Bunni

  • Name: Bunni
  • URL: https://bunni.pro/
  • Tags: ethereum-ecosystem
  • Category: liquidity-incentive infrastructure / shapeshifting concentrated-liquidity AMM / vote-escrowed DEX governance layer
  • Summary: Bunni is best understood as a grafting of Curve-style gauge politics onto Uniswap-style concentrated liquidity, later extended into a Uniswap-v4-native AMM with automated liquidity-shape control. In v1, Bunni wrapped Uniswap positions into fungible ERC-20 LP tokens so gauge voting, ve-token boosts, and option-style liquidity incentives could sit on top of concentrated liquidity. In v2, Bunni pushed the control surface further upward with Liquidity Density Functions, autonomous rebalancing, rehypothecation, an auction-managed AMM, and a zone contract that can restrict rebalancing execution to approved solvers.

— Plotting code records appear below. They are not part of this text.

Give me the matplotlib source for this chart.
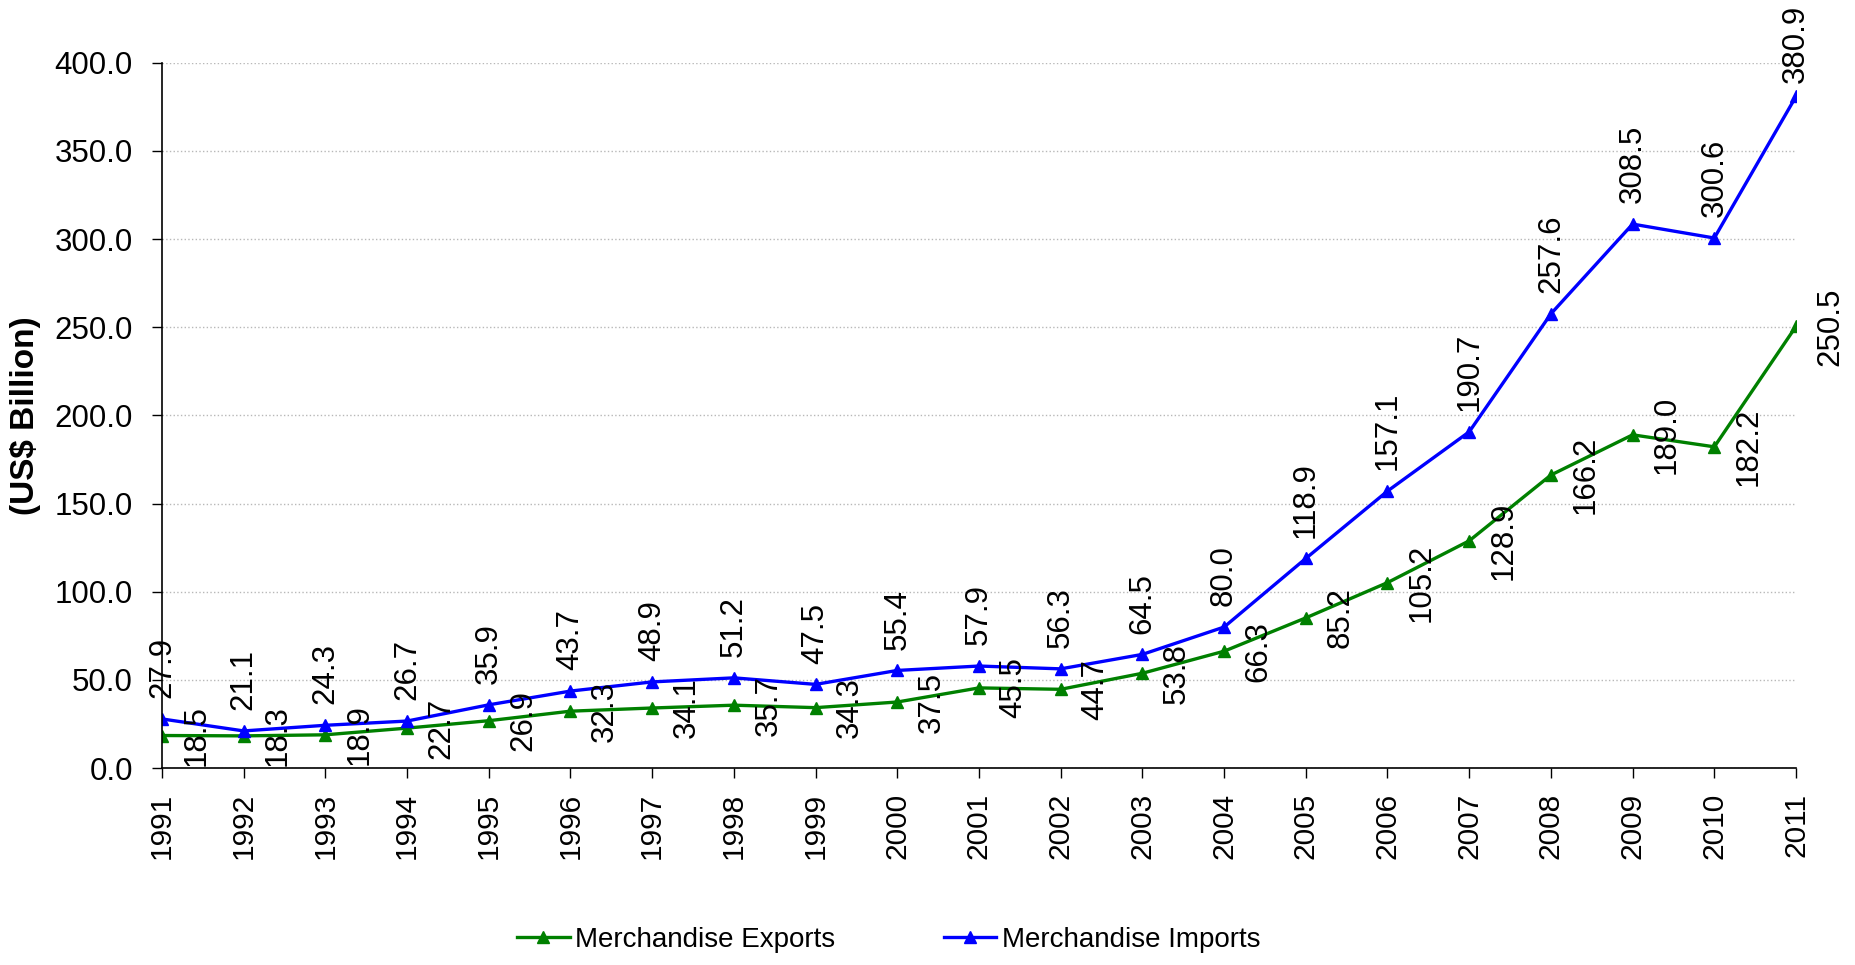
"""
Merchandise exports and imports, 1991-2011 (US$ Billion)
"""
import matplotlib
matplotlib.use('Agg')
import matplotlib.pyplot as plt
import numpy as np

plt.rcParams.update({
    'font.family': ['Liberation Sans', 'DejaVu Sans'],
    'axes.spines.top': False,
    'axes.spines.right': False,
})

# ---- data -------------------------------------------------------------
years = [str(y) for y in range(1991, 2012)]
exports = [18.5, 18.3, 18.9, 22.7, 26.9, 32.3, 34.1, 35.7, 34.3, 37.5, 45.5,
           44.7, 53.8, 66.3, 85.2, 105.2, 128.9, 166.2, 189.0, 182.2, 250.5]
imports = [27.9, 21.1, 24.3, 26.7, 35.9, 43.7, 48.9, 51.2, 47.5, 55.4, 57.9,
           56.3, 64.5, 80.0, 118.9, 157.1, 190.7, 257.6, 308.5, 300.6, 380.9]
y_ticks = [0, 50, 100, 150, 200, 250, 300, 350, 400]

GREEN = '#008000'
BLUE = '#0000FF'

fig = plt.figure(figsize=(18.55, 9.65), dpi=100)
ax = fig.add_axes([0.0873, 0.204, 0.8809, 0.731])

x = np.arange(len(years))
ax.plot(x, exports, color=GREEN, lw=2.4, marker='^', ms=8, label='Merchandise Exports')
ax.plot(x, imports, color=BLUE, lw=2.4, marker='^', ms=8, label='Merchandise Imports')

# data labels: imports above the point, exports to the right
for xi, v in zip(x, imports):
    off = 15 if v < 350 else 10   # keep the top label inside the figure
    ax.annotate(f'{v:.1f}', xy=(xi, v), xytext=(0, off), textcoords='offset points',
                rotation=90, ha='center', va='bottom', fontsize=22.5)
for xi, v in zip(x, exports):
    ax.annotate(f'{v:.1f}', xy=(xi, v), xytext=(14, 0), textcoords='offset points',
                rotation=90, ha='left', va='center', fontsize=22.5)

ax.set_xlim(0, len(years) - 1)
ax.set_ylim(0, 400)
ax.set_xticks(x)
ax.set_xticklabels(years, rotation=90, fontsize=21.5)
ax.set_yticks(y_ticks)
ax.set_yticklabels([f'{t:.1f}' for t in y_ticks], fontsize=22.5)
ax.tick_params(axis='y', direction='out', length=7, width=1, pad=14)
ax.tick_params(axis='x', direction='out', length=7, width=1, pad=11)
for s in ('left', 'bottom'):
    ax.spines[s].set_linewidth(1.2)

ax.yaxis.grid(True, linestyle=':', color='#b8b8b8', linewidth=1)
ax.set_axisbelow(True)
ax.set_ylabel('(US$ Billion)', fontsize=24, fontweight='bold')
ax.yaxis.set_label_coords(-0.074, 0.5)

fig.legend(loc='center', bbox_to_anchor=(0.479, 0.026), ncol=2, frameon=False,
           fontsize=20, handlelength=1.9, handletextpad=0.2, columnspacing=3.9)

fig.savefig('out.png', dpi=100, facecolor='white')
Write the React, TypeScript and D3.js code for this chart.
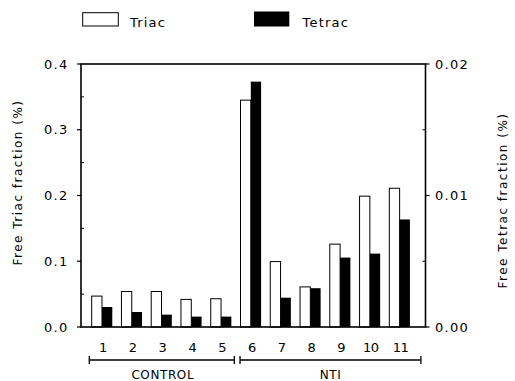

The reusable insight is that Bunni turns LP incentives and liquidity-shape management into explicit governance and infrastructure layers rather than leaving them as passive consequences of an underlying AMM.
  • What it does:
    • Wraps Uniswap liquidity positions into fungible ERC-20 tokens so multiple LPs can share the same position and use it in token-native DeFi plumbing
    • Uses Curve-inspired gauges and vote-escrowed governance so lockers can direct incentives toward specific Bunni liquidity pools
    • Uses oLIT option tokens instead of plain token emissions, turning liquidity mining into a discounted continuous token-sale mechanism that routes more cash back to the protocol
    • In Bunni v2, lets LPs choose or deploy liquidity shapes through Liquidity Density Functions instead of static concentrated-liquidity ranges alone
    • Adds autonomous rebalancing, rehypothecation of idle assets, and an auction-managed AMM intended to recapture MEV and reduce LP leakage
    • Splits core authority across immutable pool contracts, governance-selected zone infrastructure, and solver pathways used for automated rebalancing
  • Key claims:
    • The official docs describe Bunni as a liquidity engine for incentivizing Uniswap liquidity and say its wrapper turns Uniswap positions into ERC-20 tokens, which is what makes Curve-style gauges possible on top of otherwise NFT-like LP positions
    • The v1 docs explicitly say Bunni adopted Curve’s gauge system for Uniswap positions and that gauges distribute oLIT based on veLIT voting
    • The docs say Bunni uses a Balancer 80LIT-20WETH LP token as the lock asset for veLIT, raises the max reward boost above Curve’s default, and uses option-style reward tokens instead of direct emissions
    • The gauges docs say Bunni can kill out-of-range gauges using a dedicated oracle, so incentive routing is conditioned on the protocol’s own view of whether a position remains in range
    • The v2 docs describe Liquidity Density Functions, shapeshifting liquidity, autonomous rebalancing, rehypothecation, and an am-AMM as first-class protocol features rather than peripheral strategy add-ons
    • The v2 technical overview says BunniZone restricts auto-rebalancing execution to a whitelisted solver set plus the am-AMM manager, and that governance can choose a new zone version for all pools; this is a meaningful control surface above the immutable pool logic
    • The public bunni-v2 repository warns that Bunni v2 was exploited and that the repository does not include the relevant fixes, which is an important caution when treating the codebase as a live canonical implementation
  • Whitepaper: ../whitepapers/bunni-v2-whitepaper.pdf and ../whitepapers/bunni-primary-sources-2026-05-08.md
  • Sources:

Internal linkages

  • Base primitive it wraps rather than replaces: uniswap.
  • Best emissions-politics predecessor to keep in view: curve.
  • Closest higher-layer control-plane comparison: arrakis.

Governance / control risk

  • Practical authority accumulates around veLIT vote concentration, gauge eligibility, oracle decisions about whether gauges remain live, governance choice of zone versions, and solver whitelists for automated rebalancing.

  • That makes the protocol a good example for Control Surfaces: the immutable pool substrate matters, but user outcomes can still be steered materially by operator-selected infrastructure above it.